* [Task brief]
Extract the whole listing as it stands. Do not include the pictures.

————————

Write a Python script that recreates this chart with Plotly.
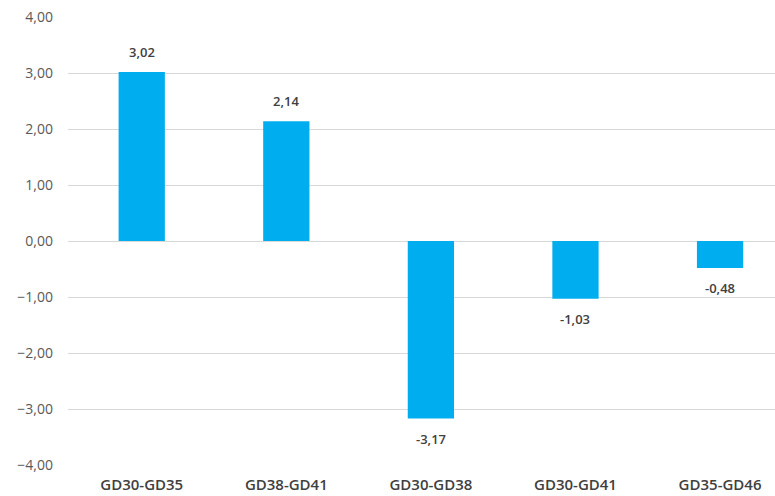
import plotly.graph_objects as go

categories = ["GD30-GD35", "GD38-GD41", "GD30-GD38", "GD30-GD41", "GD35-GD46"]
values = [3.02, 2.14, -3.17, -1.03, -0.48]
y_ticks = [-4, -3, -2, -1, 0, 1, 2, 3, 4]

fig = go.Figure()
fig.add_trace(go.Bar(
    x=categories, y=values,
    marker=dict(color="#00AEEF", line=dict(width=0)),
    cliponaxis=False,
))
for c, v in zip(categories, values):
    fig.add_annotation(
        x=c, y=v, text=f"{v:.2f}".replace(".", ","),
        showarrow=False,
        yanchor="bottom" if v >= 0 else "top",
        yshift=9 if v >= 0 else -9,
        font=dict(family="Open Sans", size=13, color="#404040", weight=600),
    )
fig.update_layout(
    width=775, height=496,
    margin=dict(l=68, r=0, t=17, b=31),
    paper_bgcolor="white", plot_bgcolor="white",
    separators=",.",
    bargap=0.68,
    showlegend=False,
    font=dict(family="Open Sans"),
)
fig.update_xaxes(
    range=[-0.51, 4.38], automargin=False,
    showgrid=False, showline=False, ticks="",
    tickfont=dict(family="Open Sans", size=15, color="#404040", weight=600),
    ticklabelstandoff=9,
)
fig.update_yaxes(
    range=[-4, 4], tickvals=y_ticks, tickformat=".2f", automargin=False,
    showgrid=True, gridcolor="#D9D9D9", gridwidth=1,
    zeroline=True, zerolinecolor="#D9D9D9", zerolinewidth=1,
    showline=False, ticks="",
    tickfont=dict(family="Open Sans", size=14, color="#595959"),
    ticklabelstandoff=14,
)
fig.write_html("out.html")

————————

* [The solution]
Write a Python script that recreates this chart with Plotly.
import plotly.graph_objects as go

categories = ["GD30-GD35", "GD38-GD41", "GD30-GD38", "GD30-GD41", "GD35-GD46"]
values = [3.02, 2.14, -3.17, -1.03, -0.48]
y_ticks = [-4, -3, -2, -1, 0, 1, 2, 3, 4]

fig = go.Figure()
fig.add_trace(go.Bar(
    x=categories, y=values,
    marker=dict(color="#00AEEF", line=dict(width=0)),
    cliponaxis=False,
))
for c, v in zip(categories, values):
    fig.add_annotation(
        x=c, y=v, text=f"{v:.2f}".replace(".", ","),
        showarrow=False,
        yanchor="bottom" if v >= 0 else "top",
        yshift=9 if v >= 0 else -9,
        font=dict(family="Open Sans", size=13, color="#404040", weight=600),
    )
fig.update_layout(
    width=775, height=496,
    margin=dict(l=68, r=0, t=17, b=31),
    paper_bgcolor="white", plot_bgcolor="white",
    separators=",.",
    bargap=0.68,
    showlegend=False,
    font=dict(family="Open Sans"),
)
fig.update_xaxes(
    range=[-0.51, 4.38], automargin=False,
    showgrid=False, showline=False, ticks="",
    tickfont=dict(family="Open Sans", size=15, color="#404040", weight=600),
    ticklabelstandoff=9,
)
fig.update_yaxes(
    range=[-4, 4], tickvals=y_ticks, tickformat=".2f", automargin=False,
    showgrid=True, gridcolor="#D9D9D9", gridwidth=1,
    zeroline=True, zerolinecolor="#D9D9D9", zerolinewidth=1,
    showline=False, ticks="",
    tickfont=dict(family="Open Sans", size=14, color="#595959"),
    ticklabelstandoff=14,
)
fig.write_html("out.html")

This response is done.